By Anne-Louise Fortune
Ophelia, presented by University of Bristol Spotlights, takes the story of one of the few female characters in Shakespeare’s Hamlet, and attempts to fill in the blanks in her backstory. It also attempts to answer some of the questions many people will have had over the centuries about why Ophelia’s story ends the way it does.
Presented in modern dress and modern language, the action begins before Shakespeare’s narrative starts. Ophelia is a young woman and trying to determine her place in the world. She’s under a lot of pressure from her brother Laertes, and her dad, Polonius, to behave in a certain way. Laertes is the physical embodiment of the “lads, lads, lads” stereotype, and nagging his dad for more cash for a ‘gap yah’ – even though he has no intention of actually going to university. Polonius is all hypocrisy, mixed with no idea of how to interact with a teenage girl who is still plainly mired in grief for her dead mother.
The locations and narrative world have also been modernised, and so Ophelia meets Hamlet on a night out in a club. They are both incredibly awkward in a way that’s very endearing. Polonius forbids Ophelia to see Hamlet. This is, of course, the quickest way to guarantee that the couple will find ways to break that ban. Time passes in a way that is not entirely clear, and then the deaths begin.
Hamlet is one of Shakespeare’s most well-known tragedies, and it’s very difficult to write an Alternative Universe version that doesn’t have the same tragic ending. What this version seeks to do is to ask why Ophelia doesn’t run from Elsinore. Why does she not choose the ‘nunnery’? Indeed, it’s established early on that Ophelia herself has no interest in following the path others are trying to send her down: she does not want to study for a degree to then just marry and have children. Rather, she would much prefer to live on her own in a cottage in the woods with her thoughts.

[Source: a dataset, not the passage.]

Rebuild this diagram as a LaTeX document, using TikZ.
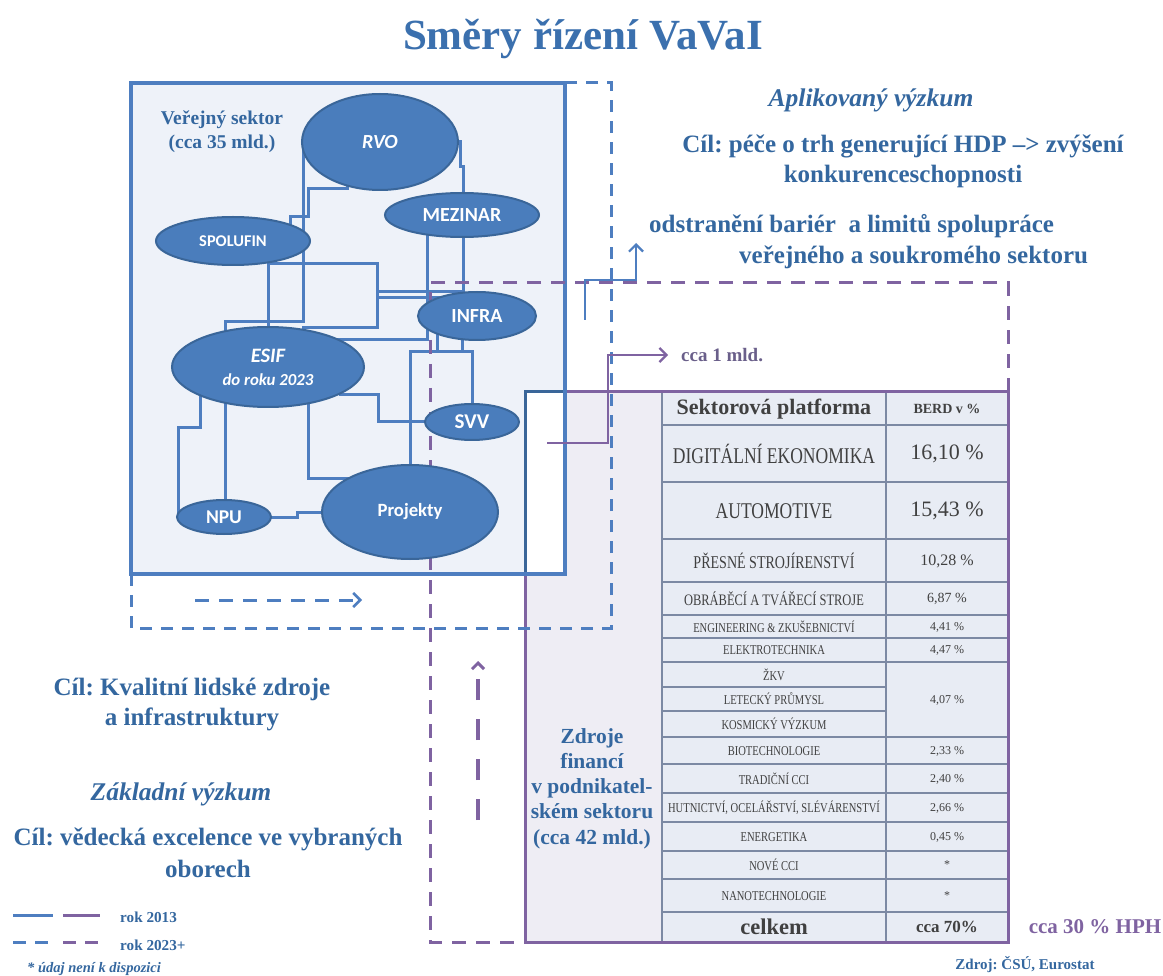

One of the clever aspects of this adaptation is that Ophelia’s Thoughts are made flesh as two unnamed friends, who also act as the angel and devil on Ophelia’s shoulders, alternately cautioning and encouraging her to behave in certain ways. This allows us to understand Ophelia’s thoughts whilst avoiding heavy monologuing.
As the darkness continues to overtake any happiness Ophelia feels, the script starts to lose its way slowly. With suddenly a lot to pack into the brief running time, Hamlet’s mental health suddenly takes a very worrying turn, and his grief over the death of his father manifests in violence. This felt too rushed and almost totally unexpected, given the earlier trajectory of Hamlet’s characterisation.
Whilst it’s clear that an awful lot of analysis of the original text has been undertaken and that a lot of firm decisions have been made, in the last third of this play, it feels like there is too much being attempted. Laerte’s justification that this can end no other way than as first written feels like someone giving up on trying to find any alternate resolution. Why can’t Ophelia live?
Ophelia cannot live because of the weight of men’s expectations and their demands about how she acts in any situation. If she speaks, she is derided as mad. If she remains silent, the response is the same. If she cries, she is accused of hysteria. She cannot win and will never be allowed to take her own decisions about her own life.
Making clever use of the most well-known speeches – some of them more directly translated than others, this production asks us what level of self-determination any of us ever possess and how we might change the story written by others about us. Well acted, and with thought given to the staging in the restricted space of the Willow Studio at Riddles Court, this is a thoughtful adaptation which directs our attention to one of Shakespeare’s more background, but very important, female characters.
Ophelia continues at the Edinburgh Fringe until August 19th.